The NHL Could Learn a Few Things from the NBA

By George Solomon
Sunday, June 26, 2005

Hockey fans must have been frustrated when they picked up their newspapers on Wednesday to see that the NBA and its players' union reached an agreement on a new labor contract, avoiding the kind of impasse that cost the NHL an entire season.

Talk about a good week: The NBA, after starting its Finals with four blowout games in San Antonio and Detroit, offered fans thrillers Sunday and Tuesday to send the series to a seventh and deciding game for the first time since 1994. Add that to the announcement Tuesday of a new six-year collective bargaining agreement that included, for the owners' benefit, shorter player contracts, smaller annual raises, four random drug tests a year, an age minimum of 19 and a minor league.

The players, meanwhile, will receive from the deal at least 57 percent of the league's revenues, a 3 percent increase in the NBA's salary cap, no additional taxes on free-spending teams and an additional two jobs per team up to 14 players.

"I call it a 50-50 deal," NBA Commissioner David Stern said at a news conference in San Antonio on Tuesday night. "Half of it went our way and half of it went their way."

Players Association Executive Director Billy Hunter told reporters at the same news conference that the players wanted to maintain guaranteed contracts, as is the case in baseball and hockey but not the NFL. "You talk to the NFL players and they'll tell you the best deal around is the NBA," Hunter said.

At least Stern and Hunter know that while television ratings for the league are down, they've got a good thing going and it would be hurt considerably by a lockout that would have news coverage of a labor situation in which the owners are multi-millionaires and the workers average $4.9 million in salary per year. Reason prevailed.

That wasn't the case for the NHL these past 12 months.

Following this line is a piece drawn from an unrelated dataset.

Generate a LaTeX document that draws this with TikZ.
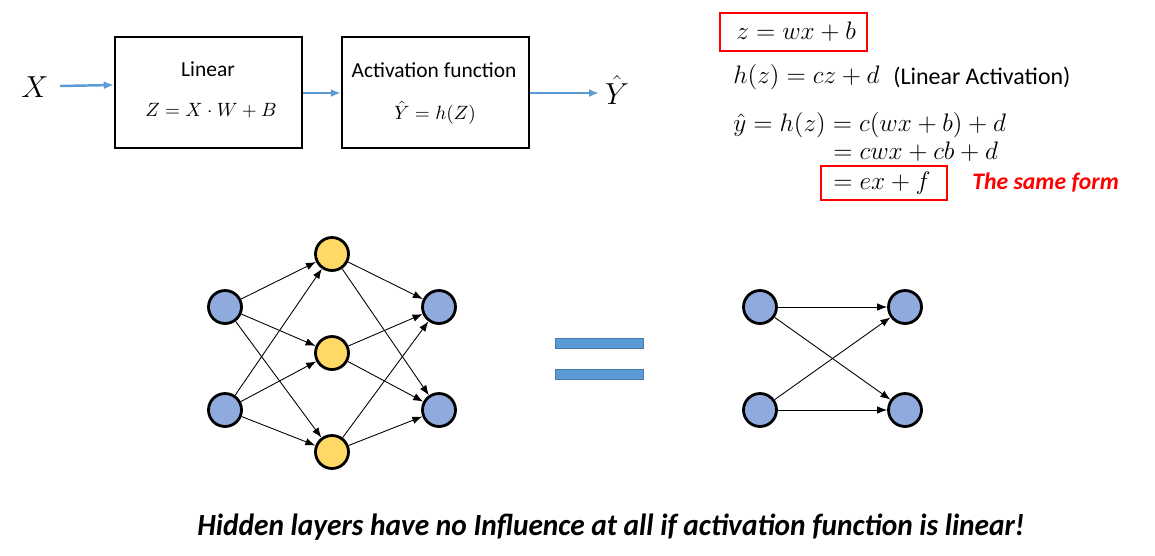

Negotiations between the Bob Goodenow-led players' union and Commissioner Gary Bettman and his owners' committee have dragged on for more than a year -- both sides haggling over salary caps, revenue percentages and team accounting procedures before Bettman canceled the remainder of the season on Feb. 16. It was the first time an entire North American pro sports season was wiped out because of a labor impasse.

Within the next two weeks, the two sides who killed the NHL season likely will announce a new collective bargaining agreement that will include a salary cap of about 54 percent of a team's revenues and a 24 percent rollback on current salaries that average about $1.8 million a player. That will leave many hockey players and fans to ask, "Why did we miss a season?"

In the meantime, the Capitals will begin a process of trying to regain their fan base facing a new competitor in town -- the Washington Nationals -- without many of their former stars who were traded in 2004 and desperately needing to sign last June's No. 1 draft pick, Alexander Ovechkin of Russia.

"The league and our team know we'll be facing a hard road," Caps President Dick Patrick said the other day. "We've lost a year, but we'll be working to win the fans back."

GM George McPhee said signing Ovechkin is a top priority, adding: "We have a solid nucleus of young players and veterans. We'll be young, fast and competitive. The emphasis on our team will be speed."

Modest suggestion: Reduce ticket prices for the coming season. The fans deserve a break after this.